▶ What to do:
Your task is to copy every line of this material exactly.

- - -

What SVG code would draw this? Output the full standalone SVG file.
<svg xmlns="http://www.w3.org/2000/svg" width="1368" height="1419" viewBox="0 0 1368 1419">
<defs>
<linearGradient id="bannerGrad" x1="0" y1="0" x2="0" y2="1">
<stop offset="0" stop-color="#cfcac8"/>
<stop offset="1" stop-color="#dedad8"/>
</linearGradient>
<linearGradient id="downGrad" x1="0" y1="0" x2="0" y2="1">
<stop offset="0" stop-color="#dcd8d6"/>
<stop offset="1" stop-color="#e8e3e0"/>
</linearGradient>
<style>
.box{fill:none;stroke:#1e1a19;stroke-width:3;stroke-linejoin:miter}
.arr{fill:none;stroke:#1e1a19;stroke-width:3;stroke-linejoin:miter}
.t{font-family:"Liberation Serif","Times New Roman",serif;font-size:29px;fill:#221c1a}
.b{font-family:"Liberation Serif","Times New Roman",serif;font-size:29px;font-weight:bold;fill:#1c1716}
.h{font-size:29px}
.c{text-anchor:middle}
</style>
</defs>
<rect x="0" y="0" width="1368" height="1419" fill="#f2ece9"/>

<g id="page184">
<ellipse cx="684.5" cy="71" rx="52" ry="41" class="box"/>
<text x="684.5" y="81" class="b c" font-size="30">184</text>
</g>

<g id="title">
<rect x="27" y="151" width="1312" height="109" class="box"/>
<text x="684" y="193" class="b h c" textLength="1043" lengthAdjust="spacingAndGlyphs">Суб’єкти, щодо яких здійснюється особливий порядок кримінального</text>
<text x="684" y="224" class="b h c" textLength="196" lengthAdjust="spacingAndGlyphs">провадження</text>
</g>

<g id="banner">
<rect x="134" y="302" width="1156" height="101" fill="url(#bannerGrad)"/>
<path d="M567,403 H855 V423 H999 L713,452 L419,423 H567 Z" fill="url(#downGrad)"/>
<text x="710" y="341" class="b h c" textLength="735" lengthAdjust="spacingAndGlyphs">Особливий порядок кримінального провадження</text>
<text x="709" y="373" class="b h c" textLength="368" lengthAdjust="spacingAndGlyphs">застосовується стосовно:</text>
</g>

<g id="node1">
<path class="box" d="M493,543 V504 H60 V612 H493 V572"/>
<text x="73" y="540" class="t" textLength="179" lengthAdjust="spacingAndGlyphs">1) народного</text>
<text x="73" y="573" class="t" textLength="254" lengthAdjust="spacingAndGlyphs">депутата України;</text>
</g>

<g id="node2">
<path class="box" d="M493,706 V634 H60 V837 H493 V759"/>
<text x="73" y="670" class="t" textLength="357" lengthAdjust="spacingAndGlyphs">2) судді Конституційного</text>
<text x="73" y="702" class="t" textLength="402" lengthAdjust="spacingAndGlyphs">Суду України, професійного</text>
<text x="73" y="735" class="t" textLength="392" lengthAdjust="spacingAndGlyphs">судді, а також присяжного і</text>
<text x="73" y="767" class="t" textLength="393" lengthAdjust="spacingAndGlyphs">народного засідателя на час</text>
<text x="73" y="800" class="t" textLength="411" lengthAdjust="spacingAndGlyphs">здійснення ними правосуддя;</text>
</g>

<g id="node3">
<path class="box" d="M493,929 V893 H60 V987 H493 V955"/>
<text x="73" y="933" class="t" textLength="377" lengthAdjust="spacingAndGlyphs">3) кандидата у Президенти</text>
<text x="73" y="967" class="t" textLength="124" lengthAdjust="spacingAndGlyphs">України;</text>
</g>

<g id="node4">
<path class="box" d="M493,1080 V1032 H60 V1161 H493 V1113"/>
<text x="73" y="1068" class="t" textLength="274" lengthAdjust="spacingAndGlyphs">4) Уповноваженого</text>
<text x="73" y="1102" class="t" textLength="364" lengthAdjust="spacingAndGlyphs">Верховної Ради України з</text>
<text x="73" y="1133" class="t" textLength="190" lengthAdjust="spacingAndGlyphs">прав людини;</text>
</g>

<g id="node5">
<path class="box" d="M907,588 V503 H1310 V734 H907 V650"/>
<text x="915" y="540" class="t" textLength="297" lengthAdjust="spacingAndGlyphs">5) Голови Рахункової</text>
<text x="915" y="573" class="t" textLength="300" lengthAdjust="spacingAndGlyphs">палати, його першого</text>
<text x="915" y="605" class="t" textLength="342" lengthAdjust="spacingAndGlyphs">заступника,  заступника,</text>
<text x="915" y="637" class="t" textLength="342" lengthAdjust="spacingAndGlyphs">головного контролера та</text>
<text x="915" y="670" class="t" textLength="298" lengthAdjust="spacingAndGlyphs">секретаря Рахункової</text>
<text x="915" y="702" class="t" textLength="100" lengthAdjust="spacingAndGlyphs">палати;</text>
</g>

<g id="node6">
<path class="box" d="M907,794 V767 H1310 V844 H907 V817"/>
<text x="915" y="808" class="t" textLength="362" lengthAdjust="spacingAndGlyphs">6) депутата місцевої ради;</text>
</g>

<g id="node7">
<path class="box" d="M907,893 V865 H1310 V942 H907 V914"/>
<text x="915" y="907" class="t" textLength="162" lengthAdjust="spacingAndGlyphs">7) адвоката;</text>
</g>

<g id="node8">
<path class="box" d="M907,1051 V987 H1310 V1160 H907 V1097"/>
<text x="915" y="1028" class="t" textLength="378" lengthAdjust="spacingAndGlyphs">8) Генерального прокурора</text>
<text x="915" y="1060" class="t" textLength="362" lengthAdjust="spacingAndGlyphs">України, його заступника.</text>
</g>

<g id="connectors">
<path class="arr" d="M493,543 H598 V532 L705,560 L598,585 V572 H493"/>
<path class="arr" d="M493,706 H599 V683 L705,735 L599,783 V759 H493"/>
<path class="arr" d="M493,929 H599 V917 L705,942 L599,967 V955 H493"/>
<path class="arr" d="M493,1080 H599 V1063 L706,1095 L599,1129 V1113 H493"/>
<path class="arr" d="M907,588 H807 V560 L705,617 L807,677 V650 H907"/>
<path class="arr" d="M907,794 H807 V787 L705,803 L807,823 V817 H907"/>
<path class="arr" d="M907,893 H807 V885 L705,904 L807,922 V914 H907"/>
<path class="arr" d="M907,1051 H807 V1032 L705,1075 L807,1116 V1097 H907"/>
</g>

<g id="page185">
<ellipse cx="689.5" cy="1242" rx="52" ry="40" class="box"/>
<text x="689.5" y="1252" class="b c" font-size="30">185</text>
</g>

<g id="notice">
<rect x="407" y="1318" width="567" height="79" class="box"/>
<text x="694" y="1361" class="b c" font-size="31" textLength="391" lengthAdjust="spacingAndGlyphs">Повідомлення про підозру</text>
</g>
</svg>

- - -

▶ Answer to this problem:
What SVG code would draw this? Output the full standalone SVG file.
<svg xmlns="http://www.w3.org/2000/svg" width="1368" height="1419" viewBox="0 0 1368 1419">
<defs>
<linearGradient id="bannerGrad" x1="0" y1="0" x2="0" y2="1">
<stop offset="0" stop-color="#cfcac8"/>
<stop offset="1" stop-color="#dedad8"/>
</linearGradient>
<linearGradient id="downGrad" x1="0" y1="0" x2="0" y2="1">
<stop offset="0" stop-color="#dcd8d6"/>
<stop offset="1" stop-color="#e8e3e0"/>
</linearGradient>
<style>
.box{fill:none;stroke:#1e1a19;stroke-width:3;stroke-linejoin:miter}
.arr{fill:none;stroke:#1e1a19;stroke-width:3;stroke-linejoin:miter}
.t{font-family:"Liberation Serif","Times New Roman",serif;font-size:29px;fill:#221c1a}
.b{font-family:"Liberation Serif","Times New Roman",serif;font-size:29px;font-weight:bold;fill:#1c1716}
.h{font-size:29px}
.c{text-anchor:middle}
</style>
</defs>
<rect x="0" y="0" width="1368" height="1419" fill="#f2ece9"/>

<g id="page184">
<ellipse cx="684.5" cy="71" rx="52" ry="41" class="box"/>
<text x="684.5" y="81" class="b c" font-size="30">184</text>
</g>

<g id="title">
<rect x="27" y="151" width="1312" height="109" class="box"/>
<text x="684" y="193" class="b h c" textLength="1043" lengthAdjust="spacingAndGlyphs">Суб’єкти, щодо яких здійснюється особливий порядок кримінального</text>
<text x="684" y="224" class="b h c" textLength="196" lengthAdjust="spacingAndGlyphs">провадження</text>
</g>

<g id="banner">
<rect x="134" y="302" width="1156" height="101" fill="url(#bannerGrad)"/>
<path d="M567,403 H855 V423 H999 L713,452 L419,423 H567 Z" fill="url(#downGrad)"/>
<text x="710" y="341" class="b h c" textLength="735" lengthAdjust="spacingAndGlyphs">Особливий порядок кримінального провадження</text>
<text x="709" y="373" class="b h c" textLength="368" lengthAdjust="spacingAndGlyphs">застосовується стосовно:</text>
</g>

<g id="node1">
<path class="box" d="M493,543 V504 H60 V612 H493 V572"/>
<text x="73" y="540" class="t" textLength="179" lengthAdjust="spacingAndGlyphs">1) народного</text>
<text x="73" y="573" class="t" textLength="254" lengthAdjust="spacingAndGlyphs">депутата України;</text>
</g>

<g id="node2">
<path class="box" d="M493,706 V634 H60 V837 H493 V759"/>
<text x="73" y="670" class="t" textLength="357" lengthAdjust="spacingAndGlyphs">2) судді Конституційного</text>
<text x="73" y="702" class="t" textLength="402" lengthAdjust="spacingAndGlyphs">Суду України, професійного</text>
<text x="73" y="735" class="t" textLength="392" lengthAdjust="spacingAndGlyphs">судді, а також присяжного і</text>
<text x="73" y="767" class="t" textLength="393" lengthAdjust="spacingAndGlyphs">народного засідателя на час</text>
<text x="73" y="800" class="t" textLength="411" lengthAdjust="spacingAndGlyphs">здійснення ними правосуддя;</text>
</g>

<g id="node3">
<path class="box" d="M493,929 V893 H60 V987 H493 V955"/>
<text x="73" y="933" class="t" textLength="377" lengthAdjust="spacingAndGlyphs">3) кандидата у Президенти</text>
<text x="73" y="967" class="t" textLength="124" lengthAdjust="spacingAndGlyphs">України;</text>
</g>

<g id="node4">
<path class="box" d="M493,1080 V1032 H60 V1161 H493 V1113"/>
<text x="73" y="1068" class="t" textLength="274" lengthAdjust="spacingAndGlyphs">4) Уповноваженого</text>
<text x="73" y="1102" class="t" textLength="364" lengthAdjust="spacingAndGlyphs">Верховної Ради України з</text>
<text x="73" y="1133" class="t" textLength="190" lengthAdjust="spacingAndGlyphs">прав людини;</text>
</g>

<g id="node5">
<path class="box" d="M907,588 V503 H1310 V734 H907 V650"/>
<text x="915" y="540" class="t" textLength="297" lengthAdjust="spacingAndGlyphs">5) Голови Рахункової</text>
<text x="915" y="573" class="t" textLength="300" lengthAdjust="spacingAndGlyphs">палати, його першого</text>
<text x="915" y="605" class="t" textLength="342" lengthAdjust="spacingAndGlyphs">заступника,  заступника,</text>
<text x="915" y="637" class="t" textLength="342" lengthAdjust="spacingAndGlyphs">головного контролера та</text>
<text x="915" y="670" class="t" textLength="298" lengthAdjust="spacingAndGlyphs">секретаря Рахункової</text>
<text x="915" y="702" class="t" textLength="100" lengthAdjust="spacingAndGlyphs">палати;</text>
</g>

<g id="node6">
<path class="box" d="M907,794 V767 H1310 V844 H907 V817"/>
<text x="915" y="808" class="t" textLength="362" lengthAdjust="spacingAndGlyphs">6) депутата місцевої ради;</text>
</g>

<g id="node7">
<path class="box" d="M907,893 V865 H1310 V942 H907 V914"/>
<text x="915" y="907" class="t" textLength="162" lengthAdjust="spacingAndGlyphs">7) адвоката;</text>
</g>

<g id="node8">
<path class="box" d="M907,1051 V987 H1310 V1160 H907 V1097"/>
<text x="915" y="1028" class="t" textLength="378" lengthAdjust="spacingAndGlyphs">8) Генерального прокурора</text>
<text x="915" y="1060" class="t" textLength="362" lengthAdjust="spacingAndGlyphs">України, його заступника.</text>
</g>

<g id="connectors">
<path class="arr" d="M493,543 H598 V532 L705,560 L598,585 V572 H493"/>
<path class="arr" d="M493,706 H599 V683 L705,735 L599,783 V759 H493"/>
<path class="arr" d="M493,929 H599 V917 L705,942 L599,967 V955 H493"/>
<path class="arr" d="M493,1080 H599 V1063 L706,1095 L599,1129 V1113 H493"/>
<path class="arr" d="M907,588 H807 V560 L705,617 L807,677 V650 H907"/>
<path class="arr" d="M907,794 H807 V787 L705,803 L807,823 V817 H907"/>
<path class="arr" d="M907,893 H807 V885 L705,904 L807,922 V914 H907"/>
<path class="arr" d="M907,1051 H807 V1032 L705,1075 L807,1116 V1097 H907"/>
</g>

<g id="page185">
<ellipse cx="689.5" cy="1242" rx="52" ry="40" class="box"/>
<text x="689.5" y="1252" class="b c" font-size="30">185</text>
</g>

<g id="notice">
<rect x="407" y="1318" width="567" height="79" class="box"/>
<text x="694" y="1361" class="b c" font-size="31" textLength="391" lengthAdjust="spacingAndGlyphs">Повідомлення про підозру</text>
</g>
</svg>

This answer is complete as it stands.